Jesienią ogród dziadka wyglądał jak z obrazka – rzędy pomarańczowych kul rozświetlały podwórko, a ich zapach mieszał się z wilgotnym powietrzem. Dziadek zawsze zbierał dynie tuż przed dużymi przymrozkami, kiedy ich skórka już stwardniała, ale miąższ wciąż był soczysty i słodki. Mówił wtedy: „Dyni nie śpiesz się zrywać, niech dojrzeje do końca – wtedy poleży całą zimę”.

Dyni miał zawsze więcej, niż mógł zjeść. Część trafiała do kuchni babci, część służyła jako ozdoba na parapecie, a reszta lądowała w jego „spiżarni z powietrzem” – czyli w chłodnym, suchym kącie gospodarczego pomieszczenia. I to właśnie tam tkwił sekret jego sukcesu.

Jakie dynie wybrać do przechowywania?

Dziadek powtarzał, że tylko zdrowa dynia przetrwa zimę. Odrzucał każdą, która miała pęknięcie, miękką plamkę czy ślad po uderzeniu. Wybierał te ciężkie, jędrne i o twardej, nienaruszonej skórce. Zawsze zostawiał też kawałek ogonka – przynajmniej dwa centymetry – bo to właśnie przez ogonek dynia najczęściej zaczyna gnić.

Najbardziej cenił dynie Hokkaido i piżmowe, bo ich skórka była twarda i gładka, a miąższ suchy – idealny do długiego przechowywania. Dynie olbrzymie trzymał krócej, bo miały więcej wody, ale i tak potrafiły przetrwać do wiosny.

Gdzie trzymać dynie?

Dziadek zawsze powtarzał: „Dyni nie wolno przegrzewać ani zaziębiać”. Trzymał je w pomieszczeniu, gdzie temperatura nie spadała poniżej 10°C, ale też nie przekraczała 20°C. Wystarczyło, że było tam sucho, przewiewnie i z dala od źródeł ciepła.

Układał dynie na drewnianych deskach, nigdy bezpośrednio na betonie. Między owocami zostawiał odstępy, żeby mogło krążyć powietrze. Co kilka tygodni przeglądał zapasy – jeśli któraś zaczynała mięknąć, od razu trafiała do kuchni.

W mieszkaniu też można przechowywać dynie, ale najlepiej w najchłodniejszym miejscu – z dala od kaloryfera i słońca, np. w przedpokoju, spiżarni lub na podłodze pod stołem. Jeśli temperatura w domu przekracza 23–25°C, warto dynie wynieść na balkon – ale tylko dopóki nie ma przymrozków. Wystarczy przykryć je papierem lub słomą i postawić na kartonie, by nie nabierały wilgoci.

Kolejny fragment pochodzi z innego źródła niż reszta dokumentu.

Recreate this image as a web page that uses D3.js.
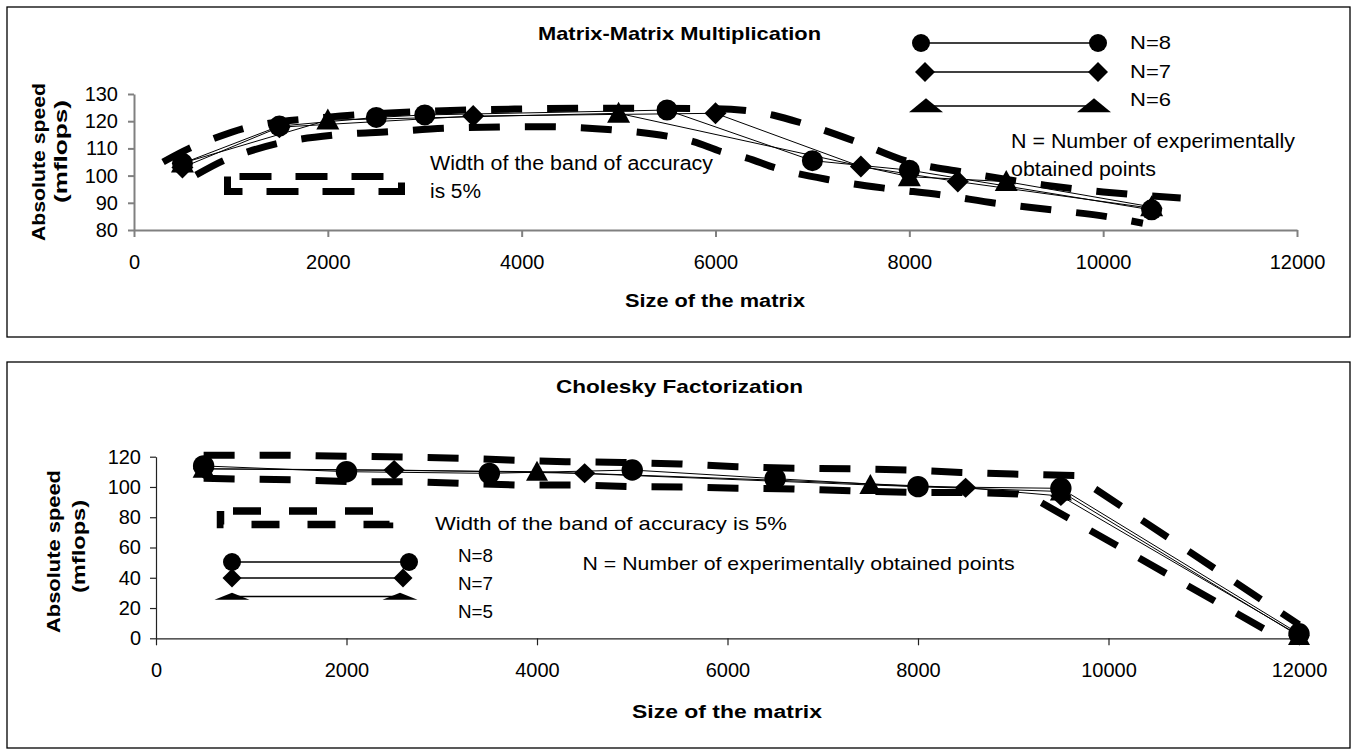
<!DOCTYPE html>
<html>
<head>
<meta charset="utf-8">
<script src="https://cdn.jsdelivr.net/npm/d3@7"></script>
<style>
  body { margin: 0; background: #fff; }
  svg text { font-family: "Liberation Sans", Arial, sans-serif; fill: #000; }
</style>
</head>
<body>
<svg id="chart" width="1357" height="755"></svg>
<script>
// ---- Matrix-Matrix Multiplication ----
const mmXTicks = [0, 2000, 4000, 6000, 8000, 10000, 12000]
const mmYTicks = [80, 90, 100, 110, 120, 130]
const mmSize8 = [500, 1500, 2500, 3000, 5500, 7000, 8000, 10500]
const mmSpeed8 = [104.5, 118.2, 121.4, 122.3, 124.1, 105.5, 102, 87.4]
const mmSize7 = [500, 1500, 3500, 6000, 7500, 8500, 10500]
const mmSpeed7 = [103, 117.8, 121.9, 122.9, 103.3, 97.8, 88]
const mmSize6 = [500, 2000, 5000, 8000, 9000, 10500]
const mmSpeed6 = [104.6, 120.4, 122.9, 99.6, 97.8, 88.5]
const mmBandUpper = [[300,105],[570,110],[830,113.7],[1140,117.4],[2000,121.5],[3000,123.6],[4000,124.5],
  [5000,124.8],[6000,124.6],[6600,122.2],[6900,119.2],[7450,112.5],[8000,105],[8550,101.3],
  [9400,96.5],[10000,94],[10800,91.8]]
const mmBandLower = [[640,100.2],[935,105.7],[1180,108.8],[1490,111.9],[2060,114.9],[2630,116.1],
  [3220,117.4],[4200,118],[4950,116.8],[5500,114.5],[5770,112.5],[6060,108.8],[6320,106.5],
  [6620,102.8],[7180,98.4],[7760,95.3],[8330,92.9],[8900,89.8],[9470,87.4],[10040,84.9],[10410,82.5]]

// ---- Cholesky Factorization ----
const chXTicks = [0, 2000, 4000, 6000, 8000, 10000, 12000]
const chYTicks = [0, 20, 40, 60, 80, 100, 120]
const chSize8 = [500, 2000, 3500, 5000, 6500, 8000, 9500, 12000]
const chSpeed8 = [113.9, 110.1, 109, 111.2, 105.5, 100.2, 99.1, 3]
const chSize7 = [500, 2500, 4500, 6500, 8500, 9500, 12000]
const chSpeed7 = [112, 111.2, 109, 104.5, 99.5, 94, 2]
const chSize5 = [500, 4000, 7500, 9500, 12000]
const chSpeed5 = [112, 110.1, 101.3, 97, 1.5]
const chBandUpper = [[500,121],[1400,121],[2000,120.3],[2600,119.8],[3200,119],[3700,117.8],[4300,116.7],
  [4900,116.2],[5500,115.2],[6100,113.4],[6700,112.4],[7300,112],[7900,111.2],[8450,109.6],
  [9000,108.5],[9650,107.5],[12000,9]]
const chBandLower = [[500,105.7],[1500,104.6],[2100,103.5],[2700,103.5],[3200,102.4],[3800,101.3],
  [4400,101.3],[5000,100.2],[5600,100],[6100,99.1],[6700,98.7],[7300,97.4],[7900,96.4],
  [8500,96.4],[9050,95.4],[9200,93],[11750,2]]

const svg = d3.select('#chart')

function markerD(shape, cx, cy, w, h) {
  if (shape === 'circle') {
    var p = d3.path()
    p.moveTo(cx + w, cy)
    p.arc(cx, cy, w, 0, 2 * Math.PI)
    p.closePath()
    return p.toString()
  }
  if (shape === 'diamond') return `M${cx},${cy-h}L${cx+w},${cy}L${cx},${cy+h}L${cx-w},${cy}Z`
  // triangle, apex up
  return `M${cx},${cy-h*0.55}L${cx+w},${cy+h*0.45}L${cx-w},${cy+h*0.45}Z`
}

function label(g, s, x, y, o) {
  var t = g.append('text').attr('x', x).attr('y', y).text(s)
    .style('font-size', o.size + 'px')
  if (o.bold) t.style('font-weight', 'bold')
  if (o.anchor) t.attr('text-anchor', o.anchor)
  if (o.len) t.attr('textLength', o.len).attr('lengthAdjust', 'spacingAndGlyphs')
  if (o.rotate) t.attr('transform', `rotate(-90 ${x} ${y})`)
  return t
}

function dashedBox(g, x0, y0, x1, y1, sw, dash, gap, start) {
  g.append('rect')
    .attr('x', x0).attr('y', y0).attr('width', x1 - x0).attr('height', y1 - y0)
    .attr('fill', 'none').attr('stroke', '#000').attr('stroke-width', sw)
    .attr('stroke-dasharray', dash + ',' + gap)
    .attr('stroke-dashoffset', dash + gap - start)
}

function drawChart(c) {
  var g = svg.append('g')
  g.append('rect').attr('x', c.frame[0]).attr('y', c.frame[1])
    .attr('width', c.frame[2] - c.frame[0]).attr('height', c.frame[3] - c.frame[1])
    .attr('fill', 'none').attr('stroke', '#000').attr('stroke-width', 1.3)

  var x = d3.scaleLinear().domain([0, 12000]).range([c.x0, c.x1])
  var y = d3.scaleLinear().domain([c.yTicks[0], c.yTicks[c.yTicks.length - 1]]).range([c.yb, c.yt])

  var xAxis = d3.axisBottom(x).tickValues(c.xTicks).tickSize(7).tickSizeOuter(0)
    .tickPadding(18).tickFormat(d3.format('d'))
  var yAxis = d3.axisLeft(y).tickValues(c.yTicks).tickSize(6).tickSizeOuter(0)
    .tickPadding(c.yPad).tickFormat(d3.format('d'))

  var gx = g.append('g').attr('transform', `translate(0,${c.yb})`).call(xAxis)
  var gy = g.append('g').attr('transform', `translate(${c.x0},0)`).call(yAxis)
  ;[gx, gy].forEach(function (a) {
    a.attr('font-family', null).attr('font-size', null)
    a.selectAll('path,line').attr('stroke', c.axisColor).attr('stroke-width', c.axisWidth)
    a.selectAll('text').style('font-size', '20px')
  })

  var band = d3.line().curve(c.bandCurve)
    .x(function (d) { return x(d[0]) }).y(function (d) { return y(d[1]) })
  ;[c.upper, c.lower].forEach(function (b) {
    g.append('path').attr('d', band(b)).attr('fill', 'none')
      .attr('stroke', '#000').attr('stroke-width', 7)
      .attr('stroke-dasharray', '31,25')
  })

  var line = d3.line().x(function (d) { return x(d[0]) }).y(function (d) { return y(d[1]) })
  c.series.forEach(function (s) {
    var pts = d3.zip(s.size, s.speed)
    g.append('path').attr('d', line(pts)).attr('fill', 'none')
      .attr('stroke', '#000').attr('stroke-width', 1)
  })
  c.series.forEach(function (s) {
    var pts = d3.zip(s.size, s.speed)
    g.selectAll(null).data(pts).enter().append('path')
      .attr('d', function (d) { return markerD(s.shape, x(d[0]), y(d[1]), s.w, s.h) })
      .attr('fill', '#000')
  })
  return g
}

// top chart
var mmG = drawChart({
  frame: [7, 7, 1350, 337],
  x0: 134, x1: 1297, yb: 230, yt: 94,
  xTicks: mmXTicks, yTicks: mmYTicks, yPad: 10,
  axisColor: '#808080', axisWidth: 2,
  bandCurve: d3.curveMonotoneX,
  upper: mmBandUpper, lower: mmBandLower,
  series: [
    { size: mmSize6, speed: mmSpeed6, shape: 'triangle', w: 11.5, h: 21 },
    { size: mmSize7, speed: mmSpeed7, shape: 'diamond', w: 11, h: 11 },
    { size: mmSize8, speed: mmSpeed8, shape: 'circle', w: 10.5, h: 10.5 }
  ]
})
label(mmG, 'Matrix-Matrix Multiplication', 679.5, 40, { size: 19, bold: true, anchor: 'middle', len: 283 })
label(mmG, 'Size of the matrix', 715, 307, { size: 18, bold: true, anchor: 'middle', len: 180 })
label(mmG, 'Absolute speed', 44.6, 162, { size: 19, bold: true, anchor: 'middle', len: 158, rotate: true })
label(mmG, '(mflops)', 66.5, 151.5, { size: 19, bold: true, anchor: 'middle', len: 103, rotate: true })
label(mmG, 'Width of the band of accuracy', 430, 170, { size: 20, len: 283 })
label(mmG, 'is 5%', 430, 198, { size: 20, len: 51 })
label(mmG, 'N = Number of experimentally', 1011, 148, { size: 20, len: 284 })
label(mmG, 'obtained points', 1011, 176, { size: 20, len: 145 })
dashedBox(mmG, 227.5, 176.5, 401.5, 191.5, 7, 32, 24, 12)
// legend (top)
var legTop = [
  { name: 'N=8', shape: 'circle', y: 43, xa: 921, xb: 1098, w: 9, h: 9, ty: 49 },
  { name: 'N=7', shape: 'diamond', y: 72, xa: 925, xb: 1098, w: 10, h: 10, ty: 78 },
  { name: 'N=6', shape: 'triangle', y: 106, xa: 926, xb: 1094, w: 17, h: 14, ty: 106 }
]
legTop.forEach(function (l) {
  mmG.append('line').attr('x1', l.xa).attr('x2', l.xb).attr('y1', l.y).attr('y2', l.y)
    .attr('stroke', '#000').attr('stroke-width', 1.4)
  ;[l.xa, l.xb].forEach(function (cx) {
    mmG.append('path').attr('d', markerD(l.shape, cx, l.y, l.w, l.h)).attr('fill', '#000')
  })
  label(mmG, l.name, 1130, l.ty, { size: 19, len: 41 })
})

// bottom chart
var chG = drawChart({
  frame: [7, 362, 1350, 748],
  x0: 156, x1: 1299, yb: 638.3, yt: 456.7,
  xTicks: chXTicks, yTicks: chYTicks, yPad: 9,
  axisColor: '#222', axisWidth: 1.2,
  bandCurve: d3.curveLinear,
  upper: chBandUpper, lower: chBandLower,
  series: [
    { size: chSize5, speed: chSpeed5, shape: 'triangle', w: 11, h: 20 },
    { size: chSize7, speed: chSpeed7, shape: 'diamond', w: 10.7, h: 10 },
    { size: chSize8, speed: chSpeed8, shape: 'circle', w: 10.7, h: 10.7 }
  ]
})
label(chG, 'Cholesky Factorization', 679.5, 393, { size: 19, bold: true, anchor: 'middle', len: 247 })
label(chG, 'Size of the matrix', 727, 718, { size: 18, bold: true, anchor: 'middle', len: 190 })
label(chG, 'Absolute speed', 60, 551.5, { size: 19, bold: true, anchor: 'middle', len: 163, rotate: true })
label(chG, '(mflops)', 85, 546.5, { size: 19, bold: true, anchor: 'middle', len: 93, rotate: true })
label(chG, 'Width of the band of accuracy is 5%', 435, 530, { size: 19, len: 352 })
label(chG, 'N = Number of experimentally obtained points', 582.6, 570, { size: 19, len: 432 })
dashedBox(chG, 220.5, 511, 389.5, 524.5, 7.5, 28, 28, 12.5)
var legBot = [
  { name: 'N=8', shape: 'circle', y: 562, xa: 232, xb: 409, w: 9, h: 9, ty: 562 },
  { name: 'N=7', shape: 'diamond', y: 578, xa: 232, xb: 403, w: 9.5, h: 9.5, ty: 590 },
  { name: 'N=5', shape: 'triangle', y: 596.5, xa: 232, xb: 400, w: 17.5, h: 7, ty: 618 }
]
legBot.forEach(function (l) {
  chG.append('line').attr('x1', l.xa).attr('x2', l.xb).attr('y1', l.y).attr('y2', l.y)
    .attr('stroke', '#000').attr('stroke-width', 1.4)
  ;[l.xa, l.xb].forEach(function (cx) {
    chG.append('path').attr('d', markerD(l.shape, cx, l.y, l.w, l.h)).attr('fill', '#000')
  })
  label(chG, l.name, 458, l.ty, { size: 19, len: 35 })
})
</script>
</body>
</html>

A może piwnica lub lodówka?

W piwnicy dynie przechowują się najlepiej. Dziadek ustawiał je w skrzynkach lub na półkach, w jednej warstwie. Ważne, by piwnica była sucha i przewiewna. Gdy wilgoć była zbyt duża, zostawiał uchylone okno lub drzwi. Lodówka nadaje się tylko do krótkiego przechowywania – np. gdy masz przekrojoną dynię. Dziadek owijając ją w folię, zawsze mawiał: „Tak jeszcze wytrzyma parę dni”. Jeśli chcesz zachować dynię dłużej, możesz ją zamrozić – po obraniu i pokrojeniu na kawałki. Tak przechowywana zachowa smak nawet pół roku.